◆ Requirement ◆
Below are records to repeat exactly. Omit the pictures from the copy.

◆ Provided entries ◆
*****

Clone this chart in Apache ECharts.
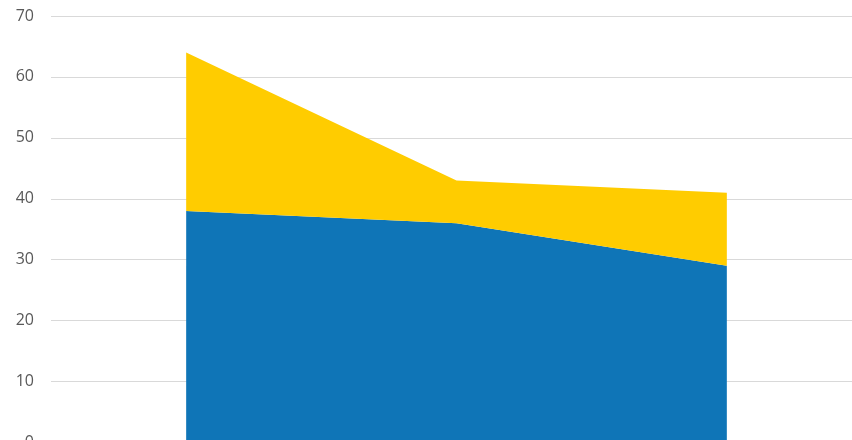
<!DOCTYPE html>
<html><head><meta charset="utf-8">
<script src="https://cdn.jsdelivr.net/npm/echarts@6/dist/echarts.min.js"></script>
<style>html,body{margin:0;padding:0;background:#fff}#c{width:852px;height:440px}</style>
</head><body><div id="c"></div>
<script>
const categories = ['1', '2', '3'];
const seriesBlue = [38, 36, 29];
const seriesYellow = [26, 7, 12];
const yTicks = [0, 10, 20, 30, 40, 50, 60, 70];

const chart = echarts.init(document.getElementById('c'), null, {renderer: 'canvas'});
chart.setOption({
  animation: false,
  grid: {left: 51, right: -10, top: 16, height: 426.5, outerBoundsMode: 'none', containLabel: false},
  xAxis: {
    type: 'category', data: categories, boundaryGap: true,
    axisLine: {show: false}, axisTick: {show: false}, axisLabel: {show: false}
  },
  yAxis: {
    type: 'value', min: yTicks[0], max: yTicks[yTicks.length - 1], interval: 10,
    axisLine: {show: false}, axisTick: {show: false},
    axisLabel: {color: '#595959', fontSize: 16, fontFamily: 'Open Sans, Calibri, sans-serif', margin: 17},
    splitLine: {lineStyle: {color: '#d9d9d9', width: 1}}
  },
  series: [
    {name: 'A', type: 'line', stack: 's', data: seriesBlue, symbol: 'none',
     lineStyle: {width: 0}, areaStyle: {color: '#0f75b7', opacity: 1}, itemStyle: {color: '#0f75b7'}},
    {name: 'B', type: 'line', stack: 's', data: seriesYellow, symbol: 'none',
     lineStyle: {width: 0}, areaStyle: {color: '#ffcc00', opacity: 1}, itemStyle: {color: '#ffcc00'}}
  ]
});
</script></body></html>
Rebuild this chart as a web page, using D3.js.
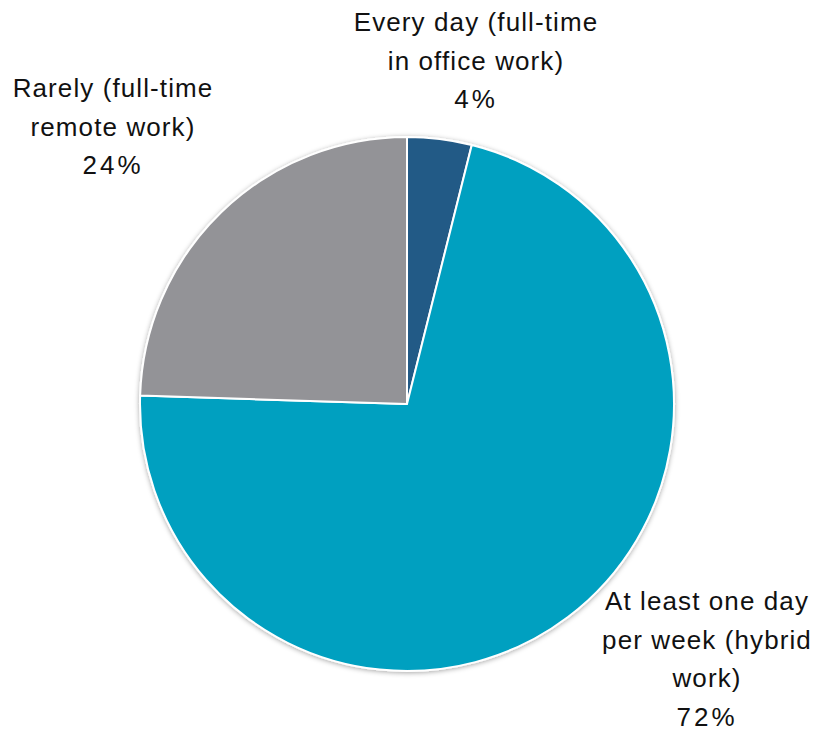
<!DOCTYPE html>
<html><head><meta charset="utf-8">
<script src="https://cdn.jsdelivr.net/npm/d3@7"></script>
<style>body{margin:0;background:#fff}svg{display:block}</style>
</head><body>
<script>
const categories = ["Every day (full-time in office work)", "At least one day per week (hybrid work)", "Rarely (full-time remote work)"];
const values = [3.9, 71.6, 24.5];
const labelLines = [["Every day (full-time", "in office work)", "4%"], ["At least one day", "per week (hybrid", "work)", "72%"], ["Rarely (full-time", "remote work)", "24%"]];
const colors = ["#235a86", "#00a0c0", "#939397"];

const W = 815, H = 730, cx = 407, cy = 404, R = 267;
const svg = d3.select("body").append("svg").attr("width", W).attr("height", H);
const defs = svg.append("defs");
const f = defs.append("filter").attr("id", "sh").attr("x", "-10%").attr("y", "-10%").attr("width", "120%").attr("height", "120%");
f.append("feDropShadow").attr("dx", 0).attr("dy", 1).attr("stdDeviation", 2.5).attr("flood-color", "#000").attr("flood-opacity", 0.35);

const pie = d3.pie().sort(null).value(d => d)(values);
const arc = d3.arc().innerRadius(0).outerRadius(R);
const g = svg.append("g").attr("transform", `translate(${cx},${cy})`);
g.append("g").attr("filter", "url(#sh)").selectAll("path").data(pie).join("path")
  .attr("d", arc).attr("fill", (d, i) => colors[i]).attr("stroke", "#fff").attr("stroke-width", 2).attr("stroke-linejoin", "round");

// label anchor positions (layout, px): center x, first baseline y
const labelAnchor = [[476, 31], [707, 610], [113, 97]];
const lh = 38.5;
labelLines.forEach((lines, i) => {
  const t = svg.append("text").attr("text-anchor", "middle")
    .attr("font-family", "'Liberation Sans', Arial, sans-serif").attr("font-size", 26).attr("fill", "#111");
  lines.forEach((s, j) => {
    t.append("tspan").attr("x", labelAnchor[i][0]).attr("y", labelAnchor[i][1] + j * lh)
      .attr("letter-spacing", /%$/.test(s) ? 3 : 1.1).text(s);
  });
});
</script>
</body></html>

*****

◆ The output ◆
Clone this chart in Apache ECharts.
<!DOCTYPE html>
<html><head><meta charset="utf-8">
<script src="https://cdn.jsdelivr.net/npm/echarts@6/dist/echarts.min.js"></script>
<style>html,body{margin:0;padding:0;background:#fff}#c{width:852px;height:440px}</style>
</head><body><div id="c"></div>
<script>
const categories = ['1', '2', '3'];
const seriesBlue = [38, 36, 29];
const seriesYellow = [26, 7, 12];
const yTicks = [0, 10, 20, 30, 40, 50, 60, 70];

const chart = echarts.init(document.getElementById('c'), null, {renderer: 'canvas'});
chart.setOption({
  animation: false,
  grid: {left: 51, right: -10, top: 16, height: 426.5, outerBoundsMode: 'none', containLabel: false},
  xAxis: {
    type: 'category', data: categories, boundaryGap: true,
    axisLine: {show: false}, axisTick: {show: false}, axisLabel: {show: false}
  },
  yAxis: {
    type: 'value', min: yTicks[0], max: yTicks[yTicks.length - 1], interval: 10,
    axisLine: {show: false}, axisTick: {show: false},
    axisLabel: {color: '#595959', fontSize: 16, fontFamily: 'Open Sans, Calibri, sans-serif', margin: 17},
    splitLine: {lineStyle: {color: '#d9d9d9', width: 1}}
  },
  series: [
    {name: 'A', type: 'line', stack: 's', data: seriesBlue, symbol: 'none',
     lineStyle: {width: 0}, areaStyle: {color: '#0f75b7', opacity: 1}, itemStyle: {color: '#0f75b7'}},
    {name: 'B', type: 'line', stack: 's', data: seriesYellow, symbol: 'none',
     lineStyle: {width: 0}, areaStyle: {color: '#ffcc00', opacity: 1}, itemStyle: {color: '#ffcc00'}}
  ]
});
</script></body></html>
Rebuild this chart as a web page, using D3.js.
<!DOCTYPE html>
<html><head><meta charset="utf-8">
<script src="https://cdn.jsdelivr.net/npm/d3@7"></script>
<style>body{margin:0;background:#fff}svg{display:block}</style>
</head><body>
<script>
const categories = ["Every day (full-time in office work)", "At least one day per week (hybrid work)", "Rarely (full-time remote work)"];
const values = [3.9, 71.6, 24.5];
const labelLines = [["Every day (full-time", "in office work)", "4%"], ["At least one day", "per week (hybrid", "work)", "72%"], ["Rarely (full-time", "remote work)", "24%"]];
const colors = ["#235a86", "#00a0c0", "#939397"];

const W = 815, H = 730, cx = 407, cy = 404, R = 267;
const svg = d3.select("body").append("svg").attr("width", W).attr("height", H);
const defs = svg.append("defs");
const f = defs.append("filter").attr("id", "sh").attr("x", "-10%").attr("y", "-10%").attr("width", "120%").attr("height", "120%");
f.append("feDropShadow").attr("dx", 0).attr("dy", 1).attr("stdDeviation", 2.5).attr("flood-color", "#000").attr("flood-opacity", 0.35);

const pie = d3.pie().sort(null).value(d => d)(values);
const arc = d3.arc().innerRadius(0).outerRadius(R);
const g = svg.append("g").attr("transform", `translate(${cx},${cy})`);
g.append("g").attr("filter", "url(#sh)").selectAll("path").data(pie).join("path")
  .attr("d", arc).attr("fill", (d, i) => colors[i]).attr("stroke", "#fff").attr("stroke-width", 2).attr("stroke-linejoin", "round");

// label anchor positions (layout, px): center x, first baseline y
const labelAnchor = [[476, 31], [707, 610], [113, 97]];
const lh = 38.5;
labelLines.forEach((lines, i) => {
  const t = svg.append("text").attr("text-anchor", "middle")
    .attr("font-family", "'Liberation Sans', Arial, sans-serif").attr("font-size", 26).attr("fill", "#111");
  lines.forEach((s, j) => {
    t.append("tspan").attr("x", labelAnchor[i][0]).attr("y", labelAnchor[i][1] + j * lh)
      .attr("letter-spacing", /%$/.test(s) ? 3 : 1.1).text(s);
  });
});
</script>
</body></html>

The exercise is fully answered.